DATA
-- BEGIN --

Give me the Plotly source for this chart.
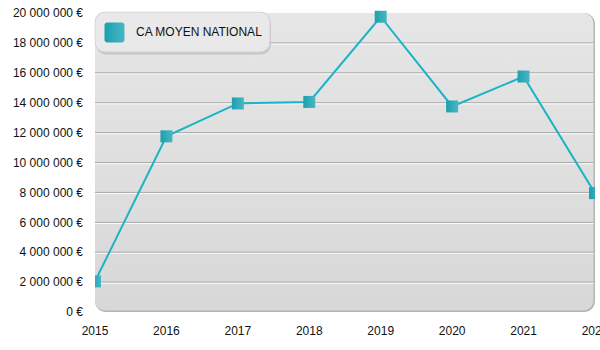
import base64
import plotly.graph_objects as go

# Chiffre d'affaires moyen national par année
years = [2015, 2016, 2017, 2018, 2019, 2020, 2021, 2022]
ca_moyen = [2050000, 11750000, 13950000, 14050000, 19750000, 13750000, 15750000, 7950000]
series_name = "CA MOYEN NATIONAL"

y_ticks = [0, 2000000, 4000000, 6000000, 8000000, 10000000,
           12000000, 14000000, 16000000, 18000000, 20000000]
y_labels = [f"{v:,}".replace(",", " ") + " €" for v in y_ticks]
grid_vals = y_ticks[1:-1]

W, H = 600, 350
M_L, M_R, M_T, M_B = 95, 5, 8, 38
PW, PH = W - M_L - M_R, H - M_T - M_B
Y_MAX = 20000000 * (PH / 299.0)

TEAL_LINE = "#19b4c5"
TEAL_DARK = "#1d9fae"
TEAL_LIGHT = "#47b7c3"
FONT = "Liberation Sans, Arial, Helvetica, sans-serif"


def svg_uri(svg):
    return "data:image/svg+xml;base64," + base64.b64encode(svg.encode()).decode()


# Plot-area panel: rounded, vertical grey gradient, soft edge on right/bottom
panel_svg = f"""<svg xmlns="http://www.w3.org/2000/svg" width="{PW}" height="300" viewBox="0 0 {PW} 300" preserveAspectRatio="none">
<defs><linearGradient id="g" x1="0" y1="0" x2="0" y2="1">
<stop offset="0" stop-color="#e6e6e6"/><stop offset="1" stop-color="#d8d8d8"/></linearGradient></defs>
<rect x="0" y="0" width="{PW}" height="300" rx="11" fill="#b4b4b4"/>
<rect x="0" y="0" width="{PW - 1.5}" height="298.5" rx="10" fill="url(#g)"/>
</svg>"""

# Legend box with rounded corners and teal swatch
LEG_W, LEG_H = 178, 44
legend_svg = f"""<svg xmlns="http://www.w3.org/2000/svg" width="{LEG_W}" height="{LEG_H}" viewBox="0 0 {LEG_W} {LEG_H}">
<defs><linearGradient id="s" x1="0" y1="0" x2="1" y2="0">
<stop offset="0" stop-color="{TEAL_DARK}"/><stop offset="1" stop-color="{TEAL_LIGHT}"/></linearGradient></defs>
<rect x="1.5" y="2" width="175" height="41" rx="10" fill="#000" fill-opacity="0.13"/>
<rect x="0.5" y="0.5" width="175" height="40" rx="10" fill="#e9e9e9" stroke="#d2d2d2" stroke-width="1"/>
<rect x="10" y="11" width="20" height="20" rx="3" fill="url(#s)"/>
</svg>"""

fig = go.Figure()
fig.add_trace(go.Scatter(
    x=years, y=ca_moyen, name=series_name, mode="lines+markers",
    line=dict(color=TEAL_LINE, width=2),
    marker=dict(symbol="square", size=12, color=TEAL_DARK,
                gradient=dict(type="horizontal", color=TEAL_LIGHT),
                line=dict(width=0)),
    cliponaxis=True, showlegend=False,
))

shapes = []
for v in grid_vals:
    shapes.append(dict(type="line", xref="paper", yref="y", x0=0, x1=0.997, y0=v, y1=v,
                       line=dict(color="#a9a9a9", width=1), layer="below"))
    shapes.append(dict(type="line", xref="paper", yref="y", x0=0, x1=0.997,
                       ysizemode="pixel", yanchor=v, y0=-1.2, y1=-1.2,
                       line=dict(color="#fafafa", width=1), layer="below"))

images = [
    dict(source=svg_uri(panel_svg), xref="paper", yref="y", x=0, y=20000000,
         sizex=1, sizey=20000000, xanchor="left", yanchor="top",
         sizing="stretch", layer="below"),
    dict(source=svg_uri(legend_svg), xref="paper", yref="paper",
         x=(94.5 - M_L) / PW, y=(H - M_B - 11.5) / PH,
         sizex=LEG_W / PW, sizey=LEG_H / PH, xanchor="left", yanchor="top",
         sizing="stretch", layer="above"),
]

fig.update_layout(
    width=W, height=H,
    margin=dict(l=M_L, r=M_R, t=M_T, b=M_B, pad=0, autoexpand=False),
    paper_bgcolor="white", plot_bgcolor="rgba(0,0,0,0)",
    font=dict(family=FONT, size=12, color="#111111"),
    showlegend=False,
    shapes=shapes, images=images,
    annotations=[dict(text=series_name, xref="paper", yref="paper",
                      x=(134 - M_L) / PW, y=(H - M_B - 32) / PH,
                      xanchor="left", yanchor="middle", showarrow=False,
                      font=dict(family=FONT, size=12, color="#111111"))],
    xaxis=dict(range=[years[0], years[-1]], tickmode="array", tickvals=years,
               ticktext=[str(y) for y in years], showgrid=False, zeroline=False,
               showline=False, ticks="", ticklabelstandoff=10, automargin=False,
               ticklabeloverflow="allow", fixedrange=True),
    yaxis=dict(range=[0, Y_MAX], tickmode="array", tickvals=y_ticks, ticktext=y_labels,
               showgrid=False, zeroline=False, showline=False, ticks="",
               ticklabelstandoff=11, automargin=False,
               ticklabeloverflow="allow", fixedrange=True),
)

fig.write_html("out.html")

-- END --

Write the listing above out again exactly, dropping each image.

Give me the Plotly source for this chart.
import base64
import plotly.graph_objects as go

# Chiffre d'affaires moyen national par année
years = [2015, 2016, 2017, 2018, 2019, 2020, 2021, 2022]
ca_moyen = [2050000, 11750000, 13950000, 14050000, 19750000, 13750000, 15750000, 7950000]
series_name = "CA MOYEN NATIONAL"

y_ticks = [0, 2000000, 4000000, 6000000, 8000000, 10000000,
           12000000, 14000000, 16000000, 18000000, 20000000]
y_labels = [f"{v:,}".replace(",", " ") + " €" for v in y_ticks]
grid_vals = y_ticks[1:-1]

W, H = 600, 350
M_L, M_R, M_T, M_B = 95, 5, 8, 38
PW, PH = W - M_L - M_R, H - M_T - M_B
Y_MAX = 20000000 * (PH / 299.0)

TEAL_LINE = "#19b4c5"
TEAL_DARK = "#1d9fae"
TEAL_LIGHT = "#47b7c3"
FONT = "Liberation Sans, Arial, Helvetica, sans-serif"


def svg_uri(svg):
    return "data:image/svg+xml;base64," + base64.b64encode(svg.encode()).decode()


# Plot-area panel: rounded, vertical grey gradient, soft edge on right/bottom
panel_svg = f"""<svg xmlns="http://www.w3.org/2000/svg" width="{PW}" height="300" viewBox="0 0 {PW} 300" preserveAspectRatio="none">
<defs><linearGradient id="g" x1="0" y1="0" x2="0" y2="1">
<stop offset="0" stop-color="#e6e6e6"/><stop offset="1" stop-color="#d8d8d8"/></linearGradient></defs>
<rect x="0" y="0" width="{PW}" height="300" rx="11" fill="#b4b4b4"/>
<rect x="0" y="0" width="{PW - 1.5}" height="298.5" rx="10" fill="url(#g)"/>
</svg>"""

# Legend box with rounded corners and teal swatch
LEG_W, LEG_H = 178, 44
legend_svg = f"""<svg xmlns="http://www.w3.org/2000/svg" width="{LEG_W}" height="{LEG_H}" viewBox="0 0 {LEG_W} {LEG_H}">
<defs><linearGradient id="s" x1="0" y1="0" x2="1" y2="0">
<stop offset="0" stop-color="{TEAL_DARK}"/><stop offset="1" stop-color="{TEAL_LIGHT}"/></linearGradient></defs>
<rect x="1.5" y="2" width="175" height="41" rx="10" fill="#000" fill-opacity="0.13"/>
<rect x="0.5" y="0.5" width="175" height="40" rx="10" fill="#e9e9e9" stroke="#d2d2d2" stroke-width="1"/>
<rect x="10" y="11" width="20" height="20" rx="3" fill="url(#s)"/>
</svg>"""

fig = go.Figure()
fig.add_trace(go.Scatter(
    x=years, y=ca_moyen, name=series_name, mode="lines+markers",
    line=dict(color=TEAL_LINE, width=2),
    marker=dict(symbol="square", size=12, color=TEAL_DARK,
                gradient=dict(type="horizontal", color=TEAL_LIGHT),
                line=dict(width=0)),
    cliponaxis=True, showlegend=False,
))

shapes = []
for v in grid_vals:
    shapes.append(dict(type="line", xref="paper", yref="y", x0=0, x1=0.997, y0=v, y1=v,
                       line=dict(color="#a9a9a9", width=1), layer="below"))
    shapes.append(dict(type="line", xref="paper", yref="y", x0=0, x1=0.997,
                       ysizemode="pixel", yanchor=v, y0=-1.2, y1=-1.2,
                       line=dict(color="#fafafa", width=1), layer="below"))

images = [
    dict(source=svg_uri(panel_svg), xref="paper", yref="y", x=0, y=20000000,
         sizex=1, sizey=20000000, xanchor="left", yanchor="top",
         sizing="stretch", layer="below"),
    dict(source=svg_uri(legend_svg), xref="paper", yref="paper",
         x=(94.5 - M_L) / PW, y=(H - M_B - 11.5) / PH,
         sizex=LEG_W / PW, sizey=LEG_H / PH, xanchor="left", yanchor="top",
         sizing="stretch", layer="above"),
]

fig.update_layout(
    width=W, height=H,
    margin=dict(l=M_L, r=M_R, t=M_T, b=M_B, pad=0, autoexpand=False),
    paper_bgcolor="white", plot_bgcolor="rgba(0,0,0,0)",
    font=dict(family=FONT, size=12, color="#111111"),
    showlegend=False,
    shapes=shapes, images=images,
    annotations=[dict(text=series_name, xref="paper", yref="paper",
                      x=(134 - M_L) / PW, y=(H - M_B - 32) / PH,
                      xanchor="left", yanchor="middle", showarrow=False,
                      font=dict(family=FONT, size=12, color="#111111"))],
    xaxis=dict(range=[years[0], years[-1]], tickmode="array", tickvals=years,
               ticktext=[str(y) for y in years], showgrid=False, zeroline=False,
               showline=False, ticks="", ticklabelstandoff=10, automargin=False,
               ticklabeloverflow="allow", fixedrange=True),
    yaxis=dict(range=[0, Y_MAX], tickmode="array", tickvals=y_ticks, ticktext=y_labels,
               showgrid=False, zeroline=False, showline=False, ticks="",
               ticklabelstandoff=11, automargin=False,
               ticklabeloverflow="allow", fixedrange=True),
)

fig.write_html("out.html")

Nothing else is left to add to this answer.